/---

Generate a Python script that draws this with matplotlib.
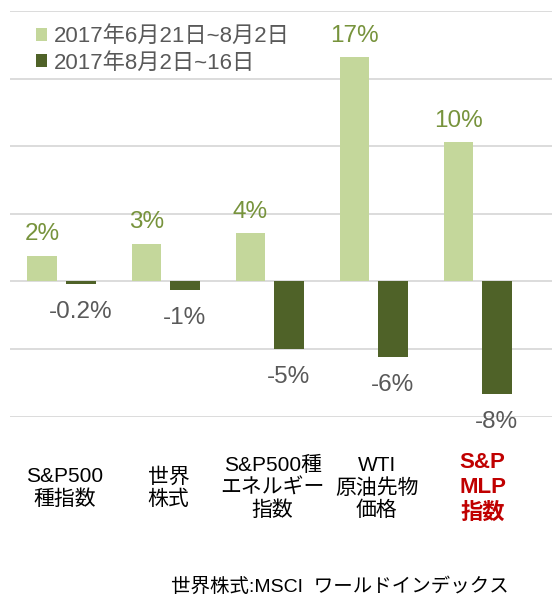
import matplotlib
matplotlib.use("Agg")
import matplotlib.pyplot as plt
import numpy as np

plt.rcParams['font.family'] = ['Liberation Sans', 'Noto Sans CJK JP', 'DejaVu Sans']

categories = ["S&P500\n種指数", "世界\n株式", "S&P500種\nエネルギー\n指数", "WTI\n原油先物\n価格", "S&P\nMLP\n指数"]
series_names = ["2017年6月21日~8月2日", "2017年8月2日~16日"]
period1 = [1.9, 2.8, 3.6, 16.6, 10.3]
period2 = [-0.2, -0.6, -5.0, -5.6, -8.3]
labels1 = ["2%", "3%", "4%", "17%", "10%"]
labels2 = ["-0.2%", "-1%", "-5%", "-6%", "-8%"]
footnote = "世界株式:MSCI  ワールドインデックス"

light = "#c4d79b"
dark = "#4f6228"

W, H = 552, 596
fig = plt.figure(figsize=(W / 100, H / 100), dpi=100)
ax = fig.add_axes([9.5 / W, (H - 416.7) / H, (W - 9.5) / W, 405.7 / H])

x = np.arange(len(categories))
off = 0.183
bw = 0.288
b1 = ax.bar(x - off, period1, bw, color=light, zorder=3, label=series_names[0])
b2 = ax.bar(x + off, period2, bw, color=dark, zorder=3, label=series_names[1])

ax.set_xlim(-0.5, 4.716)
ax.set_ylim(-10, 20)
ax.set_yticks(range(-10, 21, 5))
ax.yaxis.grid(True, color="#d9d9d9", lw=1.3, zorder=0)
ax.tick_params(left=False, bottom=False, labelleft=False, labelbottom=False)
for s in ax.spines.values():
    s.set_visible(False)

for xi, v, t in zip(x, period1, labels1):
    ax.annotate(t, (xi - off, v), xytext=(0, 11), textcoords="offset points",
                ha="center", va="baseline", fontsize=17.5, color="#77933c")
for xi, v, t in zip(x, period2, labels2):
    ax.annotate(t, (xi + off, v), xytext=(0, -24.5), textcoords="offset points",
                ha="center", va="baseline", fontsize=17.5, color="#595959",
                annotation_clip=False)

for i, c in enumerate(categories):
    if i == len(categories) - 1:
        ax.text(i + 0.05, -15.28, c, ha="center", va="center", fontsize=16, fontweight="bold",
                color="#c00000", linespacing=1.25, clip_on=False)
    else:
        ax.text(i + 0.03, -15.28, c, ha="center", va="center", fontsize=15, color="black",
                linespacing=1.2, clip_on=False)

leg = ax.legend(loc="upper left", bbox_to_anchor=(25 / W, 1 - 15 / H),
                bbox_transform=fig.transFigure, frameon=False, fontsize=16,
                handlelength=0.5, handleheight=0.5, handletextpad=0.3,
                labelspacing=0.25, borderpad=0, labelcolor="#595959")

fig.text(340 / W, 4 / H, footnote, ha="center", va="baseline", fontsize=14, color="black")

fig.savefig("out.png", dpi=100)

\---

▶ _WRITTEN REQUEST_
Go through the listing above and write it all out exactly, leaving out any picture.

▶ _WRITTEN RESPONSE_
Generate a Python script that draws this with matplotlib.
import matplotlib
matplotlib.use("Agg")
import matplotlib.pyplot as plt
import numpy as np

plt.rcParams['font.family'] = ['Liberation Sans', 'Noto Sans CJK JP', 'DejaVu Sans']

categories = ["S&P500\n種指数", "世界\n株式", "S&P500種\nエネルギー\n指数", "WTI\n原油先物\n価格", "S&P\nMLP\n指数"]
series_names = ["2017年6月21日~8月2日", "2017年8月2日~16日"]
period1 = [1.9, 2.8, 3.6, 16.6, 10.3]
period2 = [-0.2, -0.6, -5.0, -5.6, -8.3]
labels1 = ["2%", "3%", "4%", "17%", "10%"]
labels2 = ["-0.2%", "-1%", "-5%", "-6%", "-8%"]
footnote = "世界株式:MSCI  ワールドインデックス"

light = "#c4d79b"
dark = "#4f6228"

W, H = 552, 596
fig = plt.figure(figsize=(W / 100, H / 100), dpi=100)
ax = fig.add_axes([9.5 / W, (H - 416.7) / H, (W - 9.5) / W, 405.7 / H])

x = np.arange(len(categories))
off = 0.183
bw = 0.288
b1 = ax.bar(x - off, period1, bw, color=light, zorder=3, label=series_names[0])
b2 = ax.bar(x + off, period2, bw, color=dark, zorder=3, label=series_names[1])

ax.set_xlim(-0.5, 4.716)
ax.set_ylim(-10, 20)
ax.set_yticks(range(-10, 21, 5))
ax.yaxis.grid(True, color="#d9d9d9", lw=1.3, zorder=0)
ax.tick_params(left=False, bottom=False, labelleft=False, labelbottom=False)
for s in ax.spines.values():
    s.set_visible(False)

for xi, v, t in zip(x, period1, labels1):
    ax.annotate(t, (xi - off, v), xytext=(0, 11), textcoords="offset points",
                ha="center", va="baseline", fontsize=17.5, color="#77933c")
for xi, v, t in zip(x, period2, labels2):
    ax.annotate(t, (xi + off, v), xytext=(0, -24.5), textcoords="offset points",
                ha="center", va="baseline", fontsize=17.5, color="#595959",
                annotation_clip=False)

for i, c in enumerate(categories):
    if i == len(categories) - 1:
        ax.text(i + 0.05, -15.28, c, ha="center", va="center", fontsize=16, fontweight="bold",
                color="#c00000", linespacing=1.25, clip_on=False)
    else:
        ax.text(i + 0.03, -15.28, c, ha="center", va="center", fontsize=15, color="black",
                linespacing=1.2, clip_on=False)

leg = ax.legend(loc="upper left", bbox_to_anchor=(25 / W, 1 - 15 / H),
                bbox_transform=fig.transFigure, frameon=False, fontsize=16,
                handlelength=0.5, handleheight=0.5, handletextpad=0.3,
                labelspacing=0.25, borderpad=0, labelcolor="#595959")

fig.text(340 / W, 4 / H, footnote, ha="center", va="baseline", fontsize=14, color="black")

fig.savefig("out.png", dpi=100)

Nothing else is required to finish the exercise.